Our pre-Diwali cleaning
We mark different points of the year with festivals and commemorations. Our calendar is packed with them and there seems to be a competition between those red-letter dates and ordinary days. On some, we go berserk, and on others, we mourn. On Diwali, we celebrate. Some of us settle for what this festival’s tradition truly was — sharing and bringing light to our homes and neighbourhoods. More often than not, we send rockets whizzing in the air and burst crackers to scare off any and all animals and birds, that have never done us harm. We change air quality in our towns and then, cough, wheeze and complain in the days that follow. But before all this happens, we clean. And if we can, we clean with a vengeance.
Like many others, at home, we too are in the middle of the ritual called pre-Diwali cleaning. This is, supposedly the annual deep cleaning. Apart from getting rid of accumulated rubbish — though not in our minds and lives — this process is supposed to welcome good luck and wealth. This may well be true, as good luck and wealth disdain dirt. How one wishes that this was also true of the entire country, where rubbish does not spare high hilltops and once-pristine beaches. However, let’s leave that tirade for another time and come back to the innards of domestic cleaning. Just about everything in the house is being turned upside down and inside out. Our backs are also being bent. Moans, groans and topical analgesics accompany the aches and pains that follow. Surprises spring from unseen corners and dust hidden for weeks, if not months, shames us and our supposed housekeeping.
This time, one let ambition get the better of good sense and we entered the store. This is a place where things that cannot be thrown, but should have been tossed out as quickly as possible, accumulate over months and years. It is like a grand convention of uneaten leftovers gathering in the fridge or elsewhere, and where the question is, ‘should the item under question be thrown out now, or preserved for some weeks and only then be thrown?’
Led by yours truly, into the store went the cleaners. There were piles to the left of us and piles to the right of us. We stood, then stared. Then, overwhelmed by the task before us, exited and locked the door. A council of war took place. It was now or never. Back we went. Why did we keep that tricycle used ages ago by our sons? Or that old swing? Things that will never be used and the dust on them has smothered all traces of ‘sentimental value’. That is not to say that the store does not have many things that, for now, will not be thrown or given away.
Mustering courage that had more to do with the mind than what little brawn one possesses, I first took on the old chest of drawers. The top one is what I call my heart-break drawer. In this are bits of the past that have both roots and tentacles.
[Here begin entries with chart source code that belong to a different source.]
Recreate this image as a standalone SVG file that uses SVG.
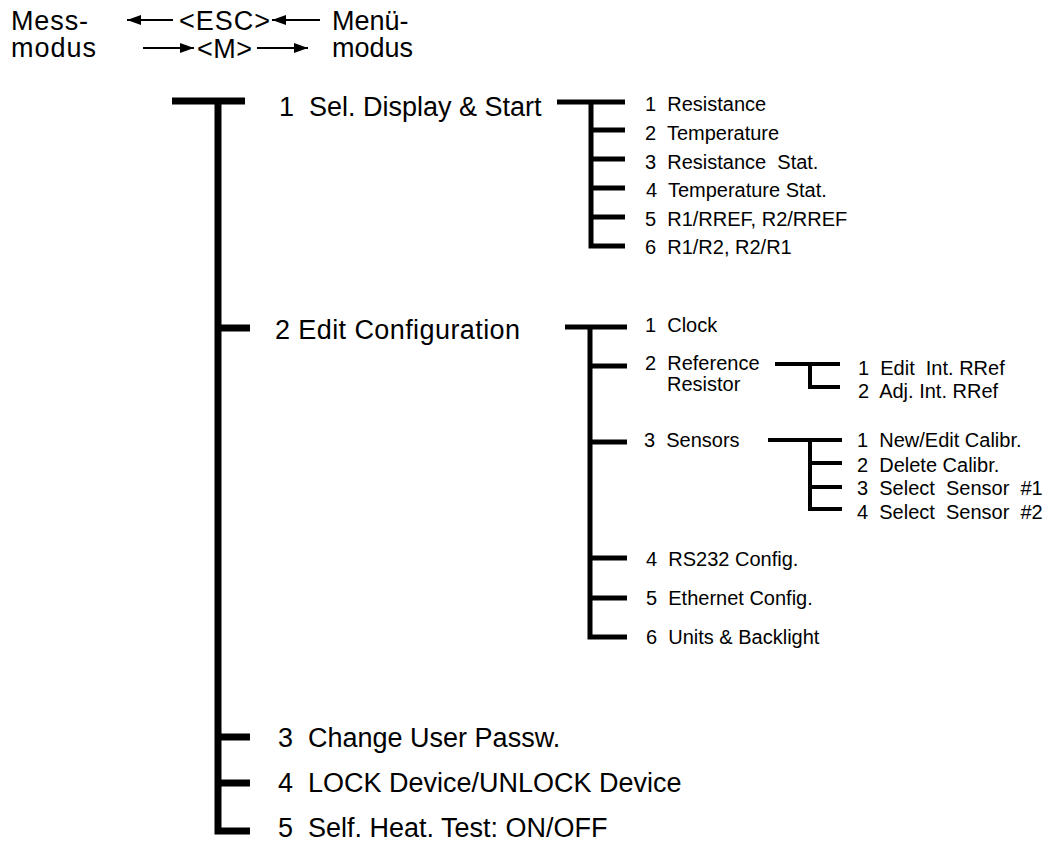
<svg xmlns="http://www.w3.org/2000/svg" width="1043" height="843" viewBox="0 0 1043 843">
<style>
text{font-family:"Liberation Sans",Arial,sans-serif;fill:#000;white-space:pre}
.hd{font-size:27px}
.m{font-size:27px}
.s{font-size:20px}
.l1{fill:none;stroke:#000;stroke-width:7}
.l2{fill:none;stroke:#000;stroke-width:5}
.l3{fill:none;stroke:#000;stroke-width:4}
.ar{fill:none;stroke:#000;stroke-width:2}
</style>
<defs>
<marker id="ah" viewBox="0 0 14 10" refX="14" refY="5" markerWidth="14" markerHeight="10" markerUnits="userSpaceOnUse" orient="auto">
<path d="M0,0 L14,5 L0,10 Z" fill="#000"/>
</marker>
</defs>
<rect width="1043" height="843" fill="#fff"/>
<g id="header">
<text class="hd" x="11" y="30" textLength="77">Mess-</text>
<text class="hd" x="11" y="57" textLength="85">modus</text>
<text class="hd" x="332" y="30">Menü-</text>
<text class="hd" x="332" y="57">modus</text>
<text class="hd" x="179" y="30" textLength="91">&lt;ESC&gt;</text>
<text class="hd" x="197" y="58" textLength="55">&lt;M&gt;</text>
</g>
<g id="connectors">
<g id="mode-arrows">
<path class="ar" d="M173,20 H127" marker-end="url(#ah)"/>
<path class="ar" d="M320,20 H272" marker-end="url(#ah)"/>
<path class="ar" d="M143,48 H194" marker-end="url(#ah)"/>
<path class="ar" d="M257,48 H308" marker-end="url(#ah)"/>
</g>
<g id="main-tree">
<path class="l1" d="M172,101 H245"/>
<path class="l1" d="M218,98 V831 H250"/>
<path class="l1" d="M218,328 H250 M218,737 H250 M218,783 H250"/>
</g>
<g id="display-tree">
<path class="l2" d="M557,102 H625 M591,102 V246 H625"/>
<path class="l2" d="M591,130 H625 M591,159 H625 M591,188 H625 M591,217 H625"/>
</g>
<g id="config-tree">
<path class="l2" d="M565,327 H627 M590,327 V637 H627"/>
<path class="l2" d="M590,366 H627 M590,442 H627 M590,558 H627 M590,598 H627"/>
</g>
<g id="ref-tree">
<path class="l3" d="M775,364 H840 M810,364 V387 H840"/>
</g>
<g id="sensor-tree">
<path class="l3" d="M768,440 H842 M810,440 V509 H842"/>
<path class="l3" d="M810,463 H842 M810,487 H842"/>
</g>
</g>
<g id="n1"><text class="m" x="279" y="116">1  Sel. Display &amp; Start</text></g>
<g id="n1-1"><text class="s" x="645" y="111">1  Resistance</text></g>
<g id="n1-2"><text class="s" x="645" y="140">2  Temperature</text></g>
<g id="n1-3"><text class="s" x="645" y="169">3  Resistance  Stat.</text></g>
<g id="n1-4"><text class="s" x="646" y="197">4  Temperature Stat.</text></g>
<g id="n1-5"><text class="s" x="645" y="226">5  R1/RREF, R2/RREF</text></g>
<g id="n1-6"><text class="s" x="645" y="254">6  R1/R2, R2/R1</text></g>
<g id="n2"><text class="m" x="275" y="339" textLength="245">2 Edit Configuration</text></g>
<g id="n2-1"><text class="s" x="645" y="332">1  Clock</text></g>
<g id="n2-2"><text class="s" x="645" y="370">2  Reference</text><text class="s" x="667" y="391">Resistor</text></g>
<g id="n2-2-1"><text class="s" x="858" y="375">1  Edit  Int. RRef</text></g>
<g id="n2-2-2"><text class="s" x="858" y="398">2  Adj. Int. RRef</text></g>
<g id="n2-3"><text class="s" x="644" y="447">3  Sensors</text></g>
<g id="n2-3-1"><text class="s" x="857" y="447">1  New/Edit Calibr.</text></g>
<g id="n2-3-2"><text class="s" x="857" y="472">2  Delete Calibr.</text></g>
<g id="n2-3-3"><text class="s" x="857" y="495">3  Select  Sensor  #1</text></g>
<g id="n2-3-4"><text class="s" x="857" y="519">4  Select  Sensor  #2</text></g>
<g id="n2-4"><text class="s" x="646" y="566">4  RS232 Config.</text></g>
<g id="n2-5"><text class="s" x="646" y="605">5  Ethernet Config.</text></g>
<g id="n2-6"><text class="s" x="646" y="644">6  Units &amp; Backlight</text></g>
<g id="n3"><text class="m" x="278" y="747">3  Change User Passw.</text></g>
<g id="n4"><text class="m" x="278" y="792">4  LOCK Device/UNLOCK Device</text></g>
<g id="n5"><text class="m" x="278" y="837">5  Self. Heat. Test: ON/OFF</text></g>
</svg>
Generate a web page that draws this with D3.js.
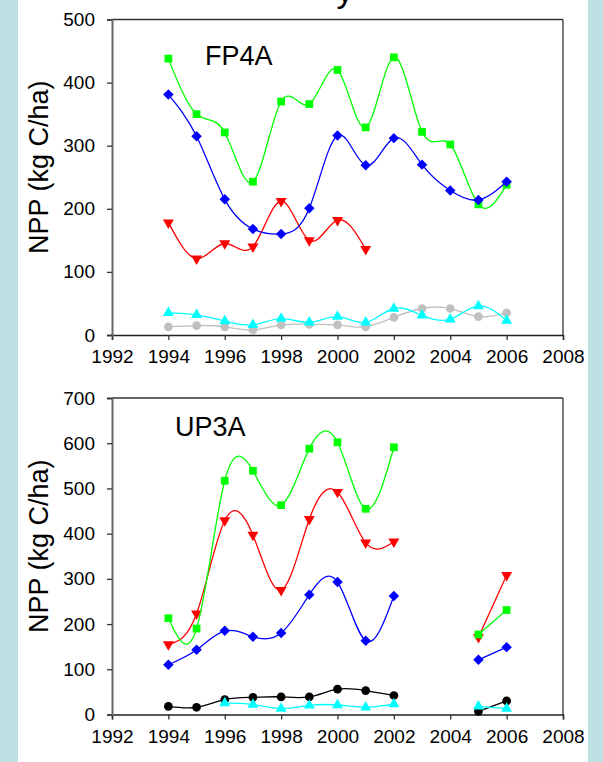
<!DOCTYPE html>
<html>
<head>
<meta charset="utf-8">
<script src="https://cdn.jsdelivr.net/npm/d3@7"></script>
<style>
  body { margin: 0; background: #bde0e3; }
  svg { display: block; font-family: Arial, "Liberation Sans", sans-serif; }
</style>
</head>
<body>
<div id="chart"></div>
<script>
// years shared by both panels
var years = [1994, 1995, 1996, 1997, 1998, 1999, 2000, 2001, 2002, 2003, 2004, 2005, 2006];
var xTicks = [1992, 1994, 1996, 1998, 2000, 2002, 2004, 2006, 2008];

// FP4A values (kg C/ha)
var fpGreen = [438, 350, 321, 243, 370, 366, 420, 329, 440, 322, 302, 207, 238];
var fpBlue  = [381, 315, 215, 168, 160, 201, 316, 269, 312, 270, 229, 214, 243];
var fpRed   = [178, 121, 145, 140, 212, 150, 182, 136, null, null, null, null, null];
var fpCyan  = [35, 32, 22, 16, 26, 20, 29, 20, 42, 31, 25, 46, 23];
var fpGray  = [13, 15, 13, 8, 16, 17, 16, 13, 28, 42, 42, 29, 35];
var fpTicks = [0, 100, 200, 300, 400, 500];

// UP3A values (kg C/ha)
var upGreen = [213, 190, 517, 539, 463, 588, 602, 455, 591, null, null, 177, 231];
var upRed   = [155, 223, 429, 397, 275, 432, 492, 380, 382, null, null, 171, 308];
var upBlue  = [110, 143, 185, 172, 180, 265, 293, 163, 262, null, null, 121, 149];
var upBlack = [18, 16, 33, 38, 39, 39, 56, 53, 42, null, null, 7, 30];
var upCyan  = [null, null, 25, 22, 13, 20, 21, 16, 23, null, null, 18, 13];
var upTicks = [0, 100, 200, 300, 400, 500, 600, 700];

var W = 603, H = 762;

var svg = d3.select("#chart").append("svg")
    .attr("width", W)
    .attr("height", H);

svg.append("rect")
    .attr("x", 0).attr("y", 0)
    .attr("width", W).attr("height", H)
    .attr("fill", "#bde0e3");

svg.append("rect")
    .attr("x", 18).attr("y", 0)
    .attr("width", 570).attr("height", H)
    .attr("fill", "#ffffff");

// only the tail of the title shows at the top edge
svg.append("text")
    .attr("x", 345)
    .attr("y", 2)
    .attr("text-anchor", "middle")
    .attr("font-size", 34)
    .attr("fill", "#000")
    .text("y");

var x = d3.scaleLinear()
    .domain([1992, 2008])
    .range([112, 563]);

var symbols = {
    square: d3.symbolSquare,
    diamond: d3.symbolSquare,
    down: d3.symbolTriangle,
    up: d3.symbolTriangle,
    circle: d3.symbolCircle
};

function panel(name, top, bottom, maxY, ticks, series, nameX, nameDy) {

    var y = d3.scaleLinear()
        .domain([0, maxY])
        .range([bottom, top]);

    var g = svg.append("g");

    // frame top and right
    g.append("line")
        .attr("x1", x(1992)).attr("x2", x(2008))
        .attr("y1", y(maxY)).attr("y2", y(maxY))
        .attr("stroke", "#333").attr("stroke-width", 1.3);
    g.append("line")
        .attr("x1", x(2008)).attr("x2", x(2008))
        .attr("y1", y(maxY)).attr("y2", y(0))
        .attr("stroke", "#333").attr("stroke-width", 1.3);

    var xAxis = d3.axisBottom(x)
        .tickValues(xTicks)
        .tickFormat(d3.format("d"))
        .tickSize(5)
        .tickPadding(10);

    var yAxis = d3.axisLeft(y)
        .tickValues(ticks)
        .tickSize(5)
        .tickPadding(12);

    var gx = g.append("g")
        .attr("transform", "translate(0," + y(0) + ")")
        .call(xAxis);
    var gy = g.append("g")
        .attr("transform", "translate(" + x(1992) + ",0)")
        .call(yAxis);

    [gx, gy].forEach(function (a) {
        a.selectAll(".tick line").attr("stroke", "#333").attr("stroke-width", 1.3);
        a.selectAll("text")
            .attr("font-size", 19)
            .attr("fill", "#000")
            .attr("font-family", "Arial, 'Liberation Sans', sans-serif");
    });
    gx.select(".domain").attr("stroke", "#222").attr("stroke-width", 1.5);
    gy.select(".domain").attr("stroke", "#666").attr("stroke-width", 2);

    g.append("text")
        .attr("transform", "translate(48," + ((top + bottom) / 2 - 10) + ") rotate(-90)")
        .attr("text-anchor", "middle")
        .attr("font-size", 27)
        .attr("fill", "#000")
        .text("NPP (kg C/ha)");

    g.append("text")
        .attr("x", nameX)
        .attr("y", top + nameDy)
        .attr("font-size", 27)
        .attr("fill", "#000")
        .text(name);

    var line = d3.line()
        .defined(function (d) { return d[1] != null; })
        .x(function (d) { return x(d[0]); })
        .y(function (d) { return y(d[1]); })
        .curve(d3.curveNatural);

    series.forEach(function (s) {
        var pts = years.map(function (yr, i) { return [yr, s.values[i]]; });

        g.append("path")
            .datum(pts)
            .attr("fill", "none")
            .attr("stroke", s.color)
            .attr("stroke-width", 1.3)
            .attr("d", line);

        var sym = d3.symbol().type(symbols[s.shape]).size(s.size);

        g.selectAll(null)
            .data(pts.filter(function (d) { return d[1] != null; }))
            .enter().append("path")
            .attr("d", sym)
            .attr("fill", s.color)
            .attr("transform", function (d) {
                var t = "translate(" + x(d[0]) + "," + y(d[1]) + ")";
                if (s.shape == "down") t += " rotate(180)";
                if (s.shape == "diamond") t += " rotate(45)";
                return t;
            });
    });
}

panel("FP4A", 19.5, 335, 500, fpTicks, [
    {values: fpGray,  color: "#c0c0c0", shape: "circle",  size: 60},
    {values: fpCyan,  color: "#00ffff", shape: "up",      size: 52},
    {values: fpRed,   color: "#ff0000", shape: "down",    size: 52},
    {values: fpGreen, color: "#00ff00", shape: "square",  size: 60},
    {values: fpBlue,  color: "#0000ff", shape: "diamond", size: 55}
], 205, 45);

panel("UP3A", 398, 714.5, 700, upTicks, [
    {values: upBlack, color: "#000000", shape: "circle",  size: 60},
    {values: upCyan,  color: "#00ffff", shape: "up",      size: 52},
    {values: upBlue,  color: "#0000ff", shape: "diamond", size: 55},
    {values: upRed,   color: "#ff0000", shape: "down",    size: 52},
    {values: upGreen, color: "#00ff00", shape: "square",  size: 60}
], 175, 38);
</script>
</body>
</html>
It holds all the little things that I do not have in my heart to remove or banish. There is a pair of unfinished bright red gloves that my mother had started knitting for one of our sons and could not finish; illness and then death got in the way of clicking needles. There is my father’s shaving kit and his much-treasured Solingen cut-throat razor that I never saw him use. There are drawings made by the now-grown children. The same chest has a drawer which I may well call the ‘good effort’ compartment. This is beholden to the English language and is the embodiment of one of its most vacuous phrases, ‘good effort’, even ‘good attempt’. The phrase does not explain much. It does not pin down if something is actually good or bad, or terrible or excellent. All it says is that we do not want to say anything.
The ‘good effort’ drawer has various things. It has bits of embroidery once done by family members who were learning the fine art of the cross-stitch and left them at the stage of ‘good attempt’. Worse, that drawer was also packed with the presumption of writings that I had done in school, college and later. These, even to me, would fall in the category of ‘poor attempt’. Without further ado, these were collected and mercilessly tossed in the garbage bin.
The elephant in the store was not in those drawers. That was in the reams of paper. Old letters, documents and publications. That’s when the cleaning came to a standstill. Battle-hardened by the first skirmish, I opened one box of papers. That box has been taken out of the store and it is close to me as I type out this column. Some of what the box holds has come from friends and acquaintances of my parents. So far, I have read through the four issues of Harijan that was brought out by Gandhiji; these date back to 1940 and are in almost-pristine condition. There are sheets of Dawn, the paper started by Mohammed Ali Jinnah, and I’ve just finished reading its wobbly argument written in 1947, of why Delhi should be the capital of Pakistan.